WHAT THE TASK ASKS: Only the lines from the start of the data through the line containing "(-51.6,-70) -- cycle;" should be written out, exactly as they are, with both ends included and the pictures left out.

***** DATASET EXTRACT *****

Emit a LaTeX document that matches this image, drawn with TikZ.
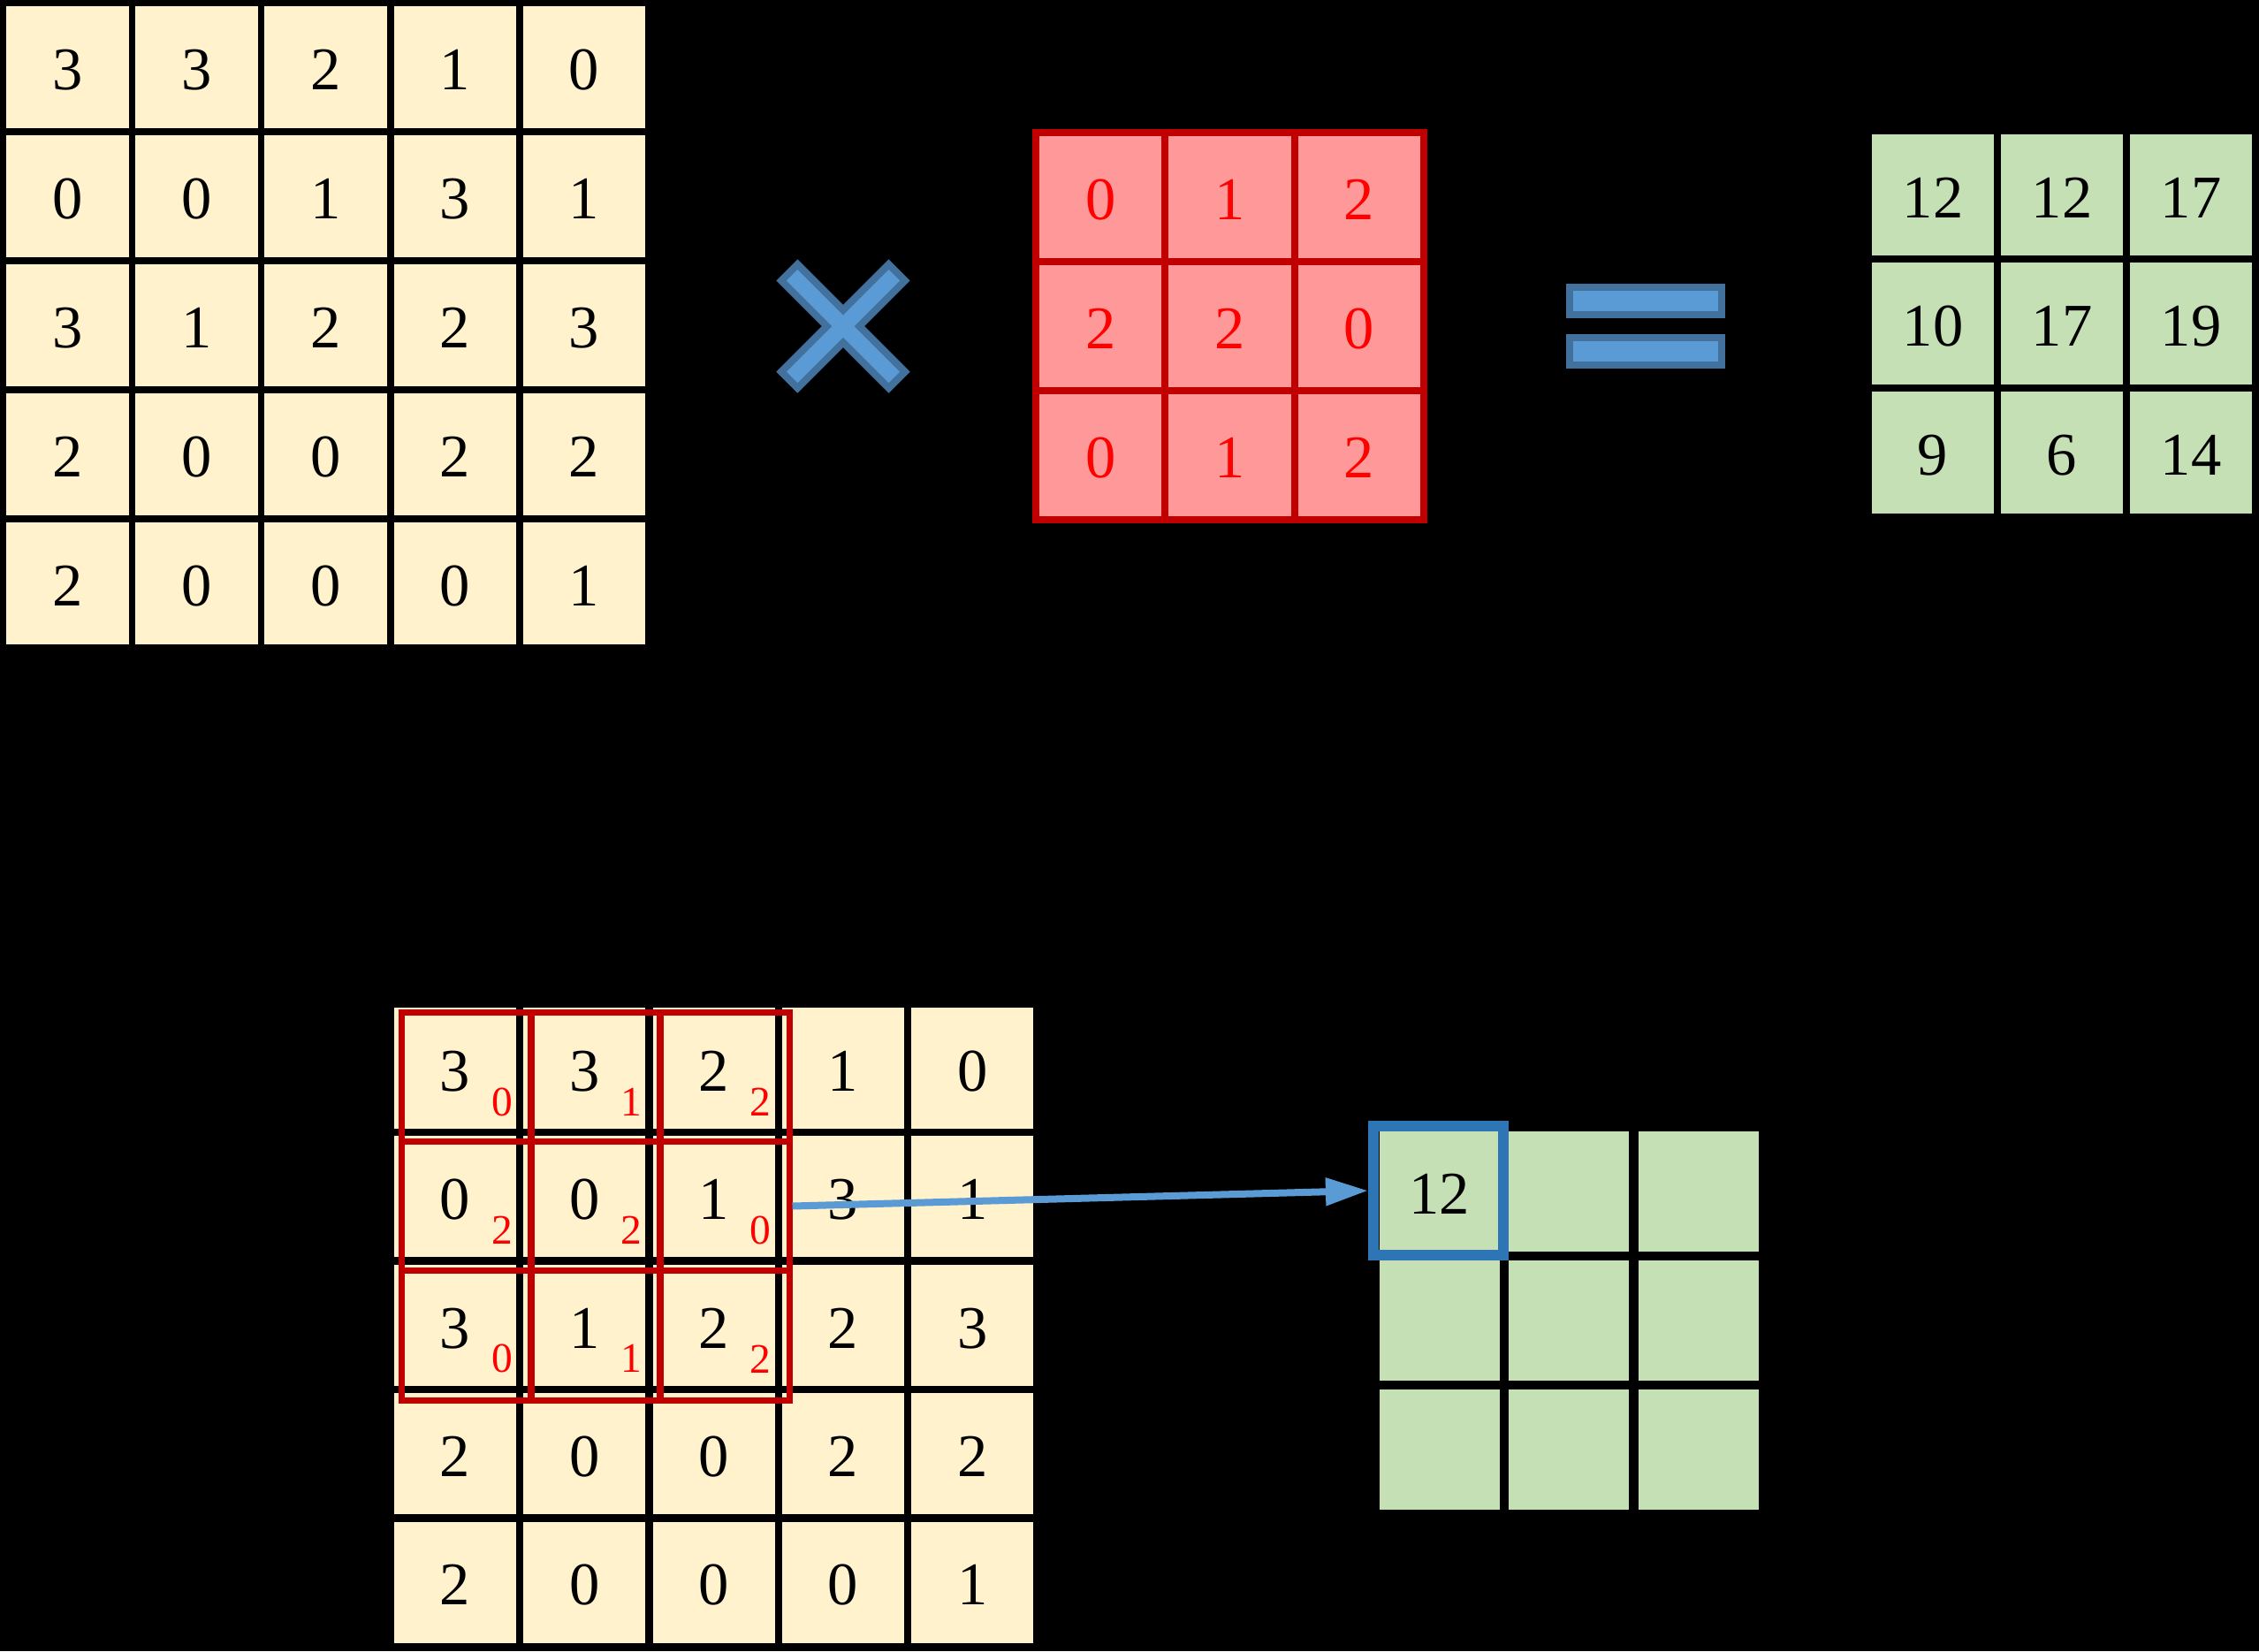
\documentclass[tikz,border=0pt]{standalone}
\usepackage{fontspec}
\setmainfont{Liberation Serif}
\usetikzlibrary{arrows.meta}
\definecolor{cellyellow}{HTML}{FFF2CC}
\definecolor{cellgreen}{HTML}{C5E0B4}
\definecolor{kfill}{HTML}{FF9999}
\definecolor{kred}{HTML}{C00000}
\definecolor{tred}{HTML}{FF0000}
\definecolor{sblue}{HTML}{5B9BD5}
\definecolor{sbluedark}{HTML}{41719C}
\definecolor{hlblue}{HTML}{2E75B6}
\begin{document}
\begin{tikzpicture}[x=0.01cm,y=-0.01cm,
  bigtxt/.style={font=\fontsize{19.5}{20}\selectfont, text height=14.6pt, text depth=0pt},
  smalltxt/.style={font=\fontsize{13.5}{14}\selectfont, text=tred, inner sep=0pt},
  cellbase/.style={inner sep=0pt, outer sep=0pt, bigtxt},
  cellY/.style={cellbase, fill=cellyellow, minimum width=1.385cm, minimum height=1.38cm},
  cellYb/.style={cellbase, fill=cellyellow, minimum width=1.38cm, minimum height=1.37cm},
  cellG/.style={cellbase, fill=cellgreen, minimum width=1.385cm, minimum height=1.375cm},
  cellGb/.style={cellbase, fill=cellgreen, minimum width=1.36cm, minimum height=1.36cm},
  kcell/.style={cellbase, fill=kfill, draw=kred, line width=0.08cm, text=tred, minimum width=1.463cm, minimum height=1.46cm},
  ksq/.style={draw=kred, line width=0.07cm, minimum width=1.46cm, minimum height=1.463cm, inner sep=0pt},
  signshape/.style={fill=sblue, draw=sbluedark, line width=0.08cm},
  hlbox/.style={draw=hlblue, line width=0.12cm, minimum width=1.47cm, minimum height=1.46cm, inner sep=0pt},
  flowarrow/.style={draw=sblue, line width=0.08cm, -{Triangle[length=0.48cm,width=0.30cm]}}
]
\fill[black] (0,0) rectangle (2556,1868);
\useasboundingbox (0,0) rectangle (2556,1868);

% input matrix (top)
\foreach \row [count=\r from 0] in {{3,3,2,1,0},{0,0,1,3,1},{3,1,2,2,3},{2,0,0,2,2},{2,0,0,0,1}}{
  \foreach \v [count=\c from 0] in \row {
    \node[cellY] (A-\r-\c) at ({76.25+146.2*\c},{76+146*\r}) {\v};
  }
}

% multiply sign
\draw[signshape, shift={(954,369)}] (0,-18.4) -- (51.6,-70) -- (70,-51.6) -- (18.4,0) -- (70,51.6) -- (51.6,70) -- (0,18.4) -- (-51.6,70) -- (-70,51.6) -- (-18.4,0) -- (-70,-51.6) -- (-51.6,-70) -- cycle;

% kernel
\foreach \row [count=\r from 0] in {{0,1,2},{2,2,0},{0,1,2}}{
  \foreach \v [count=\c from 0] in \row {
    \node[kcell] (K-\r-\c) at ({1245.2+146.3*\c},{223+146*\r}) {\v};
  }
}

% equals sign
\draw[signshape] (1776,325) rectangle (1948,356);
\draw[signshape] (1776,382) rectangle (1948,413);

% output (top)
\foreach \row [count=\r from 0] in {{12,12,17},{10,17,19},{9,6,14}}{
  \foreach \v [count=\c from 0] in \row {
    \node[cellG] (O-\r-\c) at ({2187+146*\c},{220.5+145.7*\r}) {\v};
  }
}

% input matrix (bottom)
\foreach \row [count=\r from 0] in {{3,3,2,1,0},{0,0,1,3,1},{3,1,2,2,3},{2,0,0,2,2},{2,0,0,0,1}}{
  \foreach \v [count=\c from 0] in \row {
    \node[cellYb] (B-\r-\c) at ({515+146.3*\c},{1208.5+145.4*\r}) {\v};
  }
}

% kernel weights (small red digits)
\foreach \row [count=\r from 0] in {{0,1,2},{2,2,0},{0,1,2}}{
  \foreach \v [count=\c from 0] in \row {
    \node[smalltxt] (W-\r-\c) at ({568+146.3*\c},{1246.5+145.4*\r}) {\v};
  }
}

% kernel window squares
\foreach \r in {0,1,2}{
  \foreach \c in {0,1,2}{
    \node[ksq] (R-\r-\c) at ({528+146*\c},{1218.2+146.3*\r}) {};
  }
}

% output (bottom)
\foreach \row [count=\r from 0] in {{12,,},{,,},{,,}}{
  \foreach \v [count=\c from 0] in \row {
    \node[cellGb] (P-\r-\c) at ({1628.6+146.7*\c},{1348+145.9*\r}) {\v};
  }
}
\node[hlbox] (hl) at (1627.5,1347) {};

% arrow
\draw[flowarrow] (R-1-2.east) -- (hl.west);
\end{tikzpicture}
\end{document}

*****

TASK RESULT:
Emit a LaTeX document that matches this image, drawn with TikZ.
\documentclass[tikz,border=0pt]{standalone}
\usepackage{fontspec}
\setmainfont{Liberation Serif}
\usetikzlibrary{arrows.meta}
\definecolor{cellyellow}{HTML}{FFF2CC}
\definecolor{cellgreen}{HTML}{C5E0B4}
\definecolor{kfill}{HTML}{FF9999}
\definecolor{kred}{HTML}{C00000}
\definecolor{tred}{HTML}{FF0000}
\definecolor{sblue}{HTML}{5B9BD5}
\definecolor{sbluedark}{HTML}{41719C}
\definecolor{hlblue}{HTML}{2E75B6}
\begin{document}
\begin{tikzpicture}[x=0.01cm,y=-0.01cm,
  bigtxt/.style={font=\fontsize{19.5}{20}\selectfont, text height=14.6pt, text depth=0pt},
  smalltxt/.style={font=\fontsize{13.5}{14}\selectfont, text=tred, inner sep=0pt},
  cellbase/.style={inner sep=0pt, outer sep=0pt, bigtxt},
  cellY/.style={cellbase, fill=cellyellow, minimum width=1.385cm, minimum height=1.38cm},
  cellYb/.style={cellbase, fill=cellyellow, minimum width=1.38cm, minimum height=1.37cm},
  cellG/.style={cellbase, fill=cellgreen, minimum width=1.385cm, minimum height=1.375cm},
  cellGb/.style={cellbase, fill=cellgreen, minimum width=1.36cm, minimum height=1.36cm},
  kcell/.style={cellbase, fill=kfill, draw=kred, line width=0.08cm, text=tred, minimum width=1.463cm, minimum height=1.46cm},
  ksq/.style={draw=kred, line width=0.07cm, minimum width=1.46cm, minimum height=1.463cm, inner sep=0pt},
  signshape/.style={fill=sblue, draw=sbluedark, line width=0.08cm},
  hlbox/.style={draw=hlblue, line width=0.12cm, minimum width=1.47cm, minimum height=1.46cm, inner sep=0pt},
  flowarrow/.style={draw=sblue, line width=0.08cm, -{Triangle[length=0.48cm,width=0.30cm]}}
]
\fill[black] (0,0) rectangle (2556,1868);
\useasboundingbox (0,0) rectangle (2556,1868);

% input matrix (top)
\foreach \row [count=\r from 0] in {{3,3,2,1,0},{0,0,1,3,1},{3,1,2,2,3},{2,0,0,2,2},{2,0,0,0,1}}{
  \foreach \v [count=\c from 0] in \row {
    \node[cellY] (A-\r-\c) at ({76.25+146.2*\c},{76+146*\r}) {\v};
  }
}

% multiply sign
\draw[signshape, shift={(954,369)}] (0,-18.4) -- (51.6,-70) -- (70,-51.6) -- (18.4,0) -- (70,51.6) -- (51.6,70) -- (0,18.4) -- (-51.6,70) -- (-70,51.6) -- (-18.4,0) -- (-70,-51.6) -- (-51.6,-70) -- cycle;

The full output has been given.